>> Start RECORD LIST
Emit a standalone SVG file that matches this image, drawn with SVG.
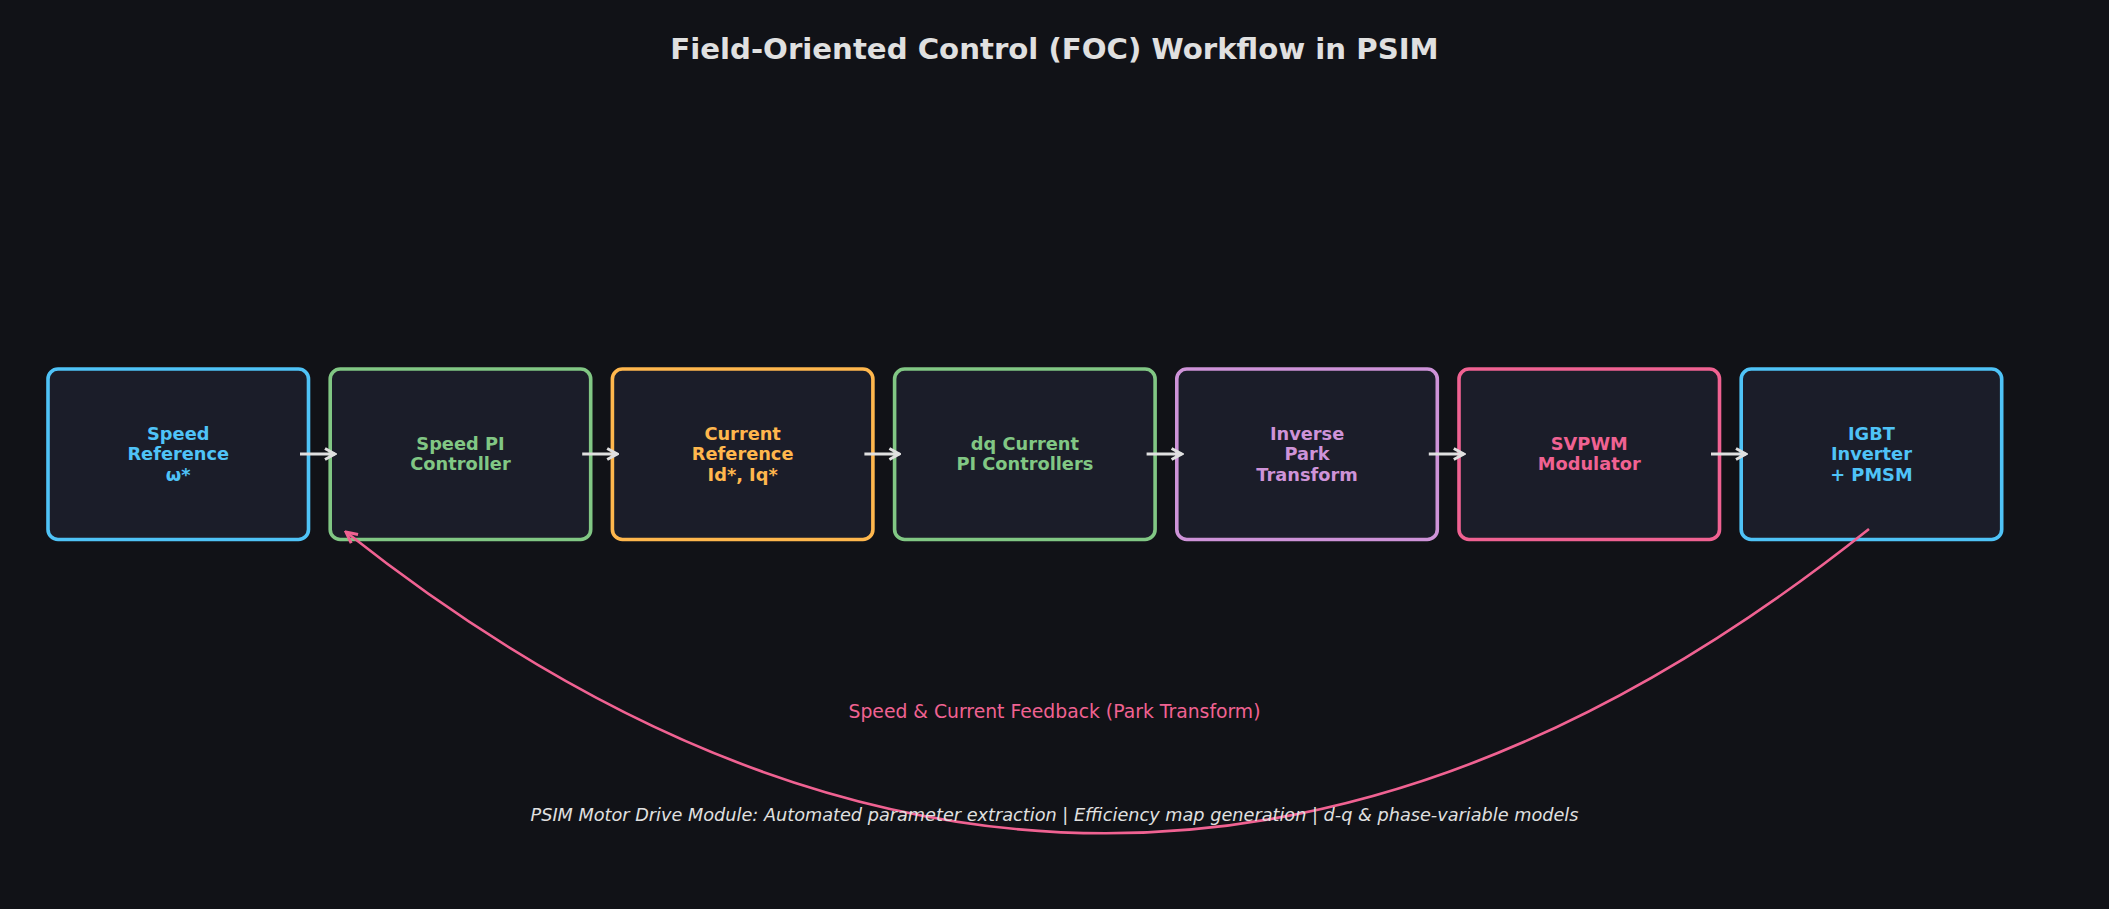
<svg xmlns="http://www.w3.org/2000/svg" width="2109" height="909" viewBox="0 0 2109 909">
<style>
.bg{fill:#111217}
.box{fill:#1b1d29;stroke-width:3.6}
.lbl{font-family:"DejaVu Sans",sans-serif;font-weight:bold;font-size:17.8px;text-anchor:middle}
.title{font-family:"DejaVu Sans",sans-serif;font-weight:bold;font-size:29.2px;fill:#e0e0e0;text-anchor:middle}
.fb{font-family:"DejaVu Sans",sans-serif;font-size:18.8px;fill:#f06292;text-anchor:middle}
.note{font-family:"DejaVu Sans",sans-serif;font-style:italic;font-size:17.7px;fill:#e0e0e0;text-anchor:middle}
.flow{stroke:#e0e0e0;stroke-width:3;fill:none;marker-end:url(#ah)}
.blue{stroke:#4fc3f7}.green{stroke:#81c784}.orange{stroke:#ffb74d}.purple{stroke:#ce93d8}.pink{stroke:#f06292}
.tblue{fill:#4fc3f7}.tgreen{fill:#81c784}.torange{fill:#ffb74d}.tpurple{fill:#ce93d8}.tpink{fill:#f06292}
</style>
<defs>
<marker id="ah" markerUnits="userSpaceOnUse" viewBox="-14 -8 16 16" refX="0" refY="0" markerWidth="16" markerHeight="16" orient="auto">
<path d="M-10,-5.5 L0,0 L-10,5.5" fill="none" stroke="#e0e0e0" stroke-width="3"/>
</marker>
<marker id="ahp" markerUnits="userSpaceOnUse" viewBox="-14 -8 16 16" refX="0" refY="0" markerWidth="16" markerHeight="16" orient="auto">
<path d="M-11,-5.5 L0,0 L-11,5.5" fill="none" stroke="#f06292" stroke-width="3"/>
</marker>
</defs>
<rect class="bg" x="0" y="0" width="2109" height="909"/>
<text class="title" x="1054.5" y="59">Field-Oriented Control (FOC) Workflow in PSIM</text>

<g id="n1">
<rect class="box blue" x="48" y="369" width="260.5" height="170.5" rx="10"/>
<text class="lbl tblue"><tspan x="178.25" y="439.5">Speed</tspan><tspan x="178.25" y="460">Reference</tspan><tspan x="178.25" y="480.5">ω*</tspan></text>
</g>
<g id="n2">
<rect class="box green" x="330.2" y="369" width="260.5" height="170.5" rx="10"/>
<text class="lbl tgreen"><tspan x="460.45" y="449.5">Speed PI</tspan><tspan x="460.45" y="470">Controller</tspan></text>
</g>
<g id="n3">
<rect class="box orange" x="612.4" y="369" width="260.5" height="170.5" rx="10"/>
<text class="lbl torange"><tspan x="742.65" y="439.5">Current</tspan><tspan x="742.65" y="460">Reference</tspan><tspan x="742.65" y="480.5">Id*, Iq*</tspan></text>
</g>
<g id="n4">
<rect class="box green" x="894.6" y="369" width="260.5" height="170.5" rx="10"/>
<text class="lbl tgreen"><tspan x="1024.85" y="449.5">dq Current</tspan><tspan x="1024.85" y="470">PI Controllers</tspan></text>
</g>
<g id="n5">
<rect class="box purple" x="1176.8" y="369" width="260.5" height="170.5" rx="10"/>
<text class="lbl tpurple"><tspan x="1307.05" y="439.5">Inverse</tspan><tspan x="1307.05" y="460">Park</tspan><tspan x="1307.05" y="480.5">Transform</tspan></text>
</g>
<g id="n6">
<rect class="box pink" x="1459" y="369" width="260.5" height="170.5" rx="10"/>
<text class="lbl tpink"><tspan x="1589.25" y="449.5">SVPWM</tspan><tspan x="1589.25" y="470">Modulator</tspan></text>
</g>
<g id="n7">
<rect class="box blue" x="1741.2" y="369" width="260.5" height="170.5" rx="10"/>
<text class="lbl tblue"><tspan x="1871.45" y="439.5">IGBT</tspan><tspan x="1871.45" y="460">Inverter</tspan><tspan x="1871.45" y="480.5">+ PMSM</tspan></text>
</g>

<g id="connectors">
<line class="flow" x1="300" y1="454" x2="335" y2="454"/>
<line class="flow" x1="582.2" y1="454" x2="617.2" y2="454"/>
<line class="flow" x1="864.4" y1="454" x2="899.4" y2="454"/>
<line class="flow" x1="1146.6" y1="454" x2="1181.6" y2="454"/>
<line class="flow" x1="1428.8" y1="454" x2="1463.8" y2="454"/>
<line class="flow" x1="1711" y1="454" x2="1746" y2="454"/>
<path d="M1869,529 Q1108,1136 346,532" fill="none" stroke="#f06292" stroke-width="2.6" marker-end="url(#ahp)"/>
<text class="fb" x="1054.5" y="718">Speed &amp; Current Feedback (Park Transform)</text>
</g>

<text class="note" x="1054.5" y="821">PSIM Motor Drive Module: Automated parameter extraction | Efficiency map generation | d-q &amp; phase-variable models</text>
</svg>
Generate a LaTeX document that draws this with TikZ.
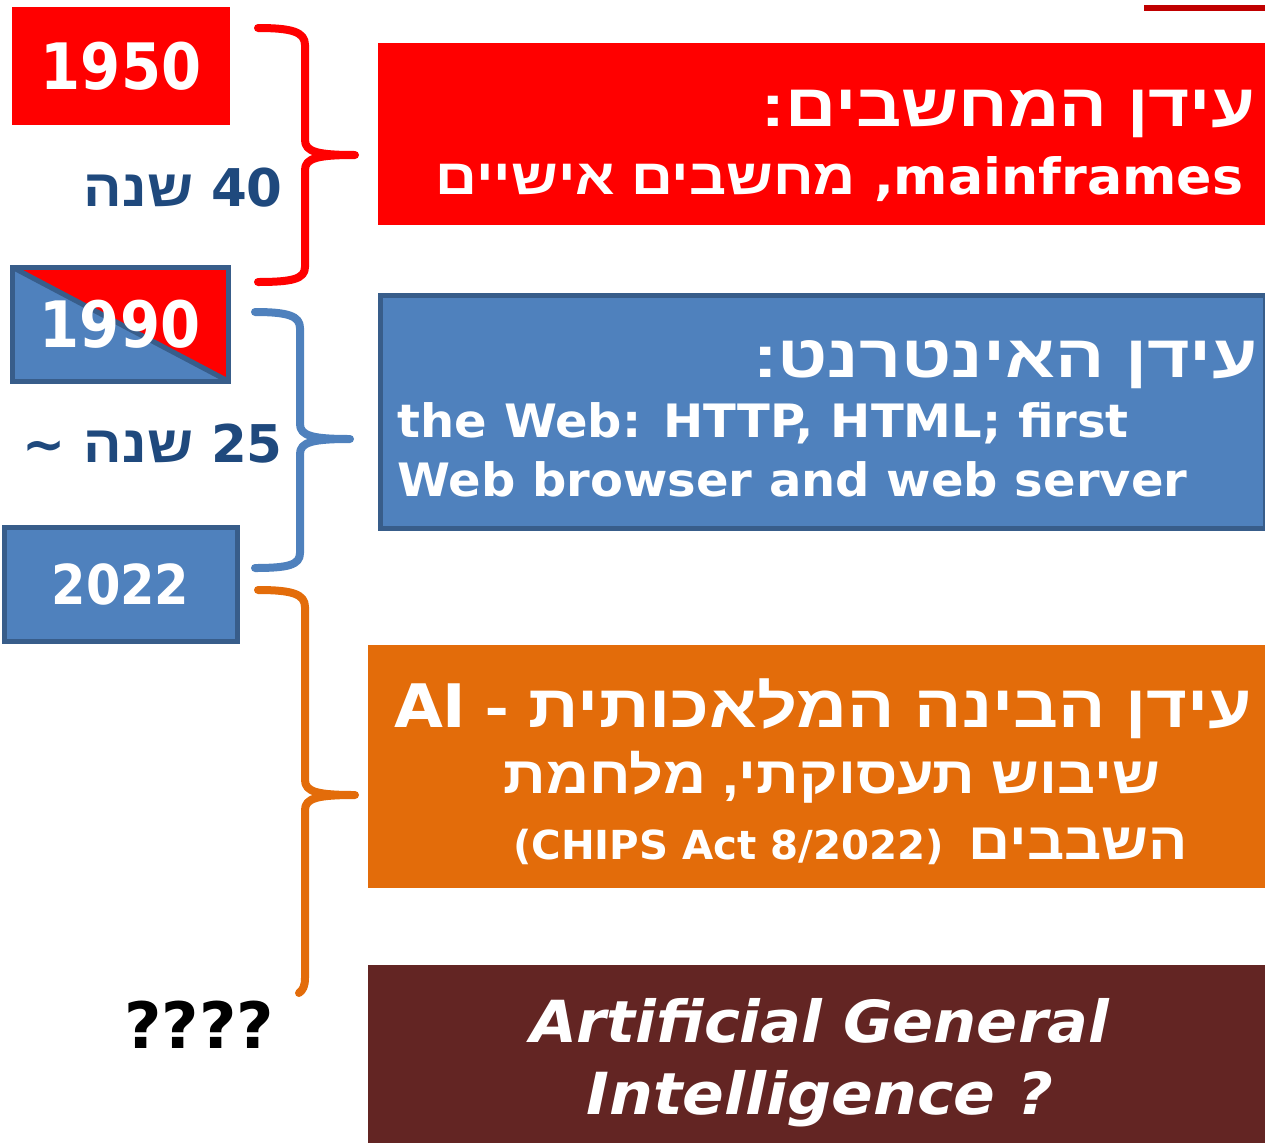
>> End RECORD LIST
_PROBLEM TO WORK ON_
Each record above should come back exactly the same, only without its pictures.

_FINAL RESULT_
Emit a standalone SVG file that matches this image, drawn with SVG.
<svg xmlns="http://www.w3.org/2000/svg" width="2109" height="909" viewBox="0 0 2109 909">
<style>
.bg{fill:#111217}
.box{fill:#1b1d29;stroke-width:3.6}
.lbl{font-family:"DejaVu Sans",sans-serif;font-weight:bold;font-size:17.8px;text-anchor:middle}
.title{font-family:"DejaVu Sans",sans-serif;font-weight:bold;font-size:29.2px;fill:#e0e0e0;text-anchor:middle}
.fb{font-family:"DejaVu Sans",sans-serif;font-size:18.8px;fill:#f06292;text-anchor:middle}
.note{font-family:"DejaVu Sans",sans-serif;font-style:italic;font-size:17.7px;fill:#e0e0e0;text-anchor:middle}
.flow{stroke:#e0e0e0;stroke-width:3;fill:none;marker-end:url(#ah)}
.blue{stroke:#4fc3f7}.green{stroke:#81c784}.orange{stroke:#ffb74d}.purple{stroke:#ce93d8}.pink{stroke:#f06292}
.tblue{fill:#4fc3f7}.tgreen{fill:#81c784}.torange{fill:#ffb74d}.tpurple{fill:#ce93d8}.tpink{fill:#f06292}
</style>
<defs>
<marker id="ah" markerUnits="userSpaceOnUse" viewBox="-14 -8 16 16" refX="0" refY="0" markerWidth="16" markerHeight="16" orient="auto">
<path d="M-10,-5.5 L0,0 L-10,5.5" fill="none" stroke="#e0e0e0" stroke-width="3"/>
</marker>
<marker id="ahp" markerUnits="userSpaceOnUse" viewBox="-14 -8 16 16" refX="0" refY="0" markerWidth="16" markerHeight="16" orient="auto">
<path d="M-11,-5.5 L0,0 L-11,5.5" fill="none" stroke="#f06292" stroke-width="3"/>
</marker>
</defs>
<rect class="bg" x="0" y="0" width="2109" height="909"/>
<text class="title" x="1054.5" y="59">Field-Oriented Control (FOC) Workflow in PSIM</text>

<g id="n1">
<rect class="box blue" x="48" y="369" width="260.5" height="170.5" rx="10"/>
<text class="lbl tblue"><tspan x="178.25" y="439.5">Speed</tspan><tspan x="178.25" y="460">Reference</tspan><tspan x="178.25" y="480.5">ω*</tspan></text>
</g>
<g id="n2">
<rect class="box green" x="330.2" y="369" width="260.5" height="170.5" rx="10"/>
<text class="lbl tgreen"><tspan x="460.45" y="449.5">Speed PI</tspan><tspan x="460.45" y="470">Controller</tspan></text>
</g>
<g id="n3">
<rect class="box orange" x="612.4" y="369" width="260.5" height="170.5" rx="10"/>
<text class="lbl torange"><tspan x="742.65" y="439.5">Current</tspan><tspan x="742.65" y="460">Reference</tspan><tspan x="742.65" y="480.5">Id*, Iq*</tspan></text>
</g>
<g id="n4">
<rect class="box green" x="894.6" y="369" width="260.5" height="170.5" rx="10"/>
<text class="lbl tgreen"><tspan x="1024.85" y="449.5">dq Current</tspan><tspan x="1024.85" y="470">PI Controllers</tspan></text>
</g>
<g id="n5">
<rect class="box purple" x="1176.8" y="369" width="260.5" height="170.5" rx="10"/>
<text class="lbl tpurple"><tspan x="1307.05" y="439.5">Inverse</tspan><tspan x="1307.05" y="460">Park</tspan><tspan x="1307.05" y="480.5">Transform</tspan></text>
</g>
<g id="n6">
<rect class="box pink" x="1459" y="369" width="260.5" height="170.5" rx="10"/>
<text class="lbl tpink"><tspan x="1589.25" y="449.5">SVPWM</tspan><tspan x="1589.25" y="470">Modulator</tspan></text>
</g>
<g id="n7">
<rect class="box blue" x="1741.2" y="369" width="260.5" height="170.5" rx="10"/>
<text class="lbl tblue"><tspan x="1871.45" y="439.5">IGBT</tspan><tspan x="1871.45" y="460">Inverter</tspan><tspan x="1871.45" y="480.5">+ PMSM</tspan></text>
</g>

<g id="connectors">
<line class="flow" x1="300" y1="454" x2="335" y2="454"/>
<line class="flow" x1="582.2" y1="454" x2="617.2" y2="454"/>
<line class="flow" x1="864.4" y1="454" x2="899.4" y2="454"/>
<line class="flow" x1="1146.6" y1="454" x2="1181.6" y2="454"/>
<line class="flow" x1="1428.8" y1="454" x2="1463.8" y2="454"/>
<line class="flow" x1="1711" y1="454" x2="1746" y2="454"/>
<path d="M1869,529 Q1108,1136 346,532" fill="none" stroke="#f06292" stroke-width="2.6" marker-end="url(#ahp)"/>
<text class="fb" x="1054.5" y="718">Speed &amp; Current Feedback (Park Transform)</text>
</g>

<text class="note" x="1054.5" y="821">PSIM Motor Drive Module: Automated parameter extraction | Efficiency map generation | d-q &amp; phase-variable models</text>
</svg>
Generate a LaTeX document that draws this with TikZ.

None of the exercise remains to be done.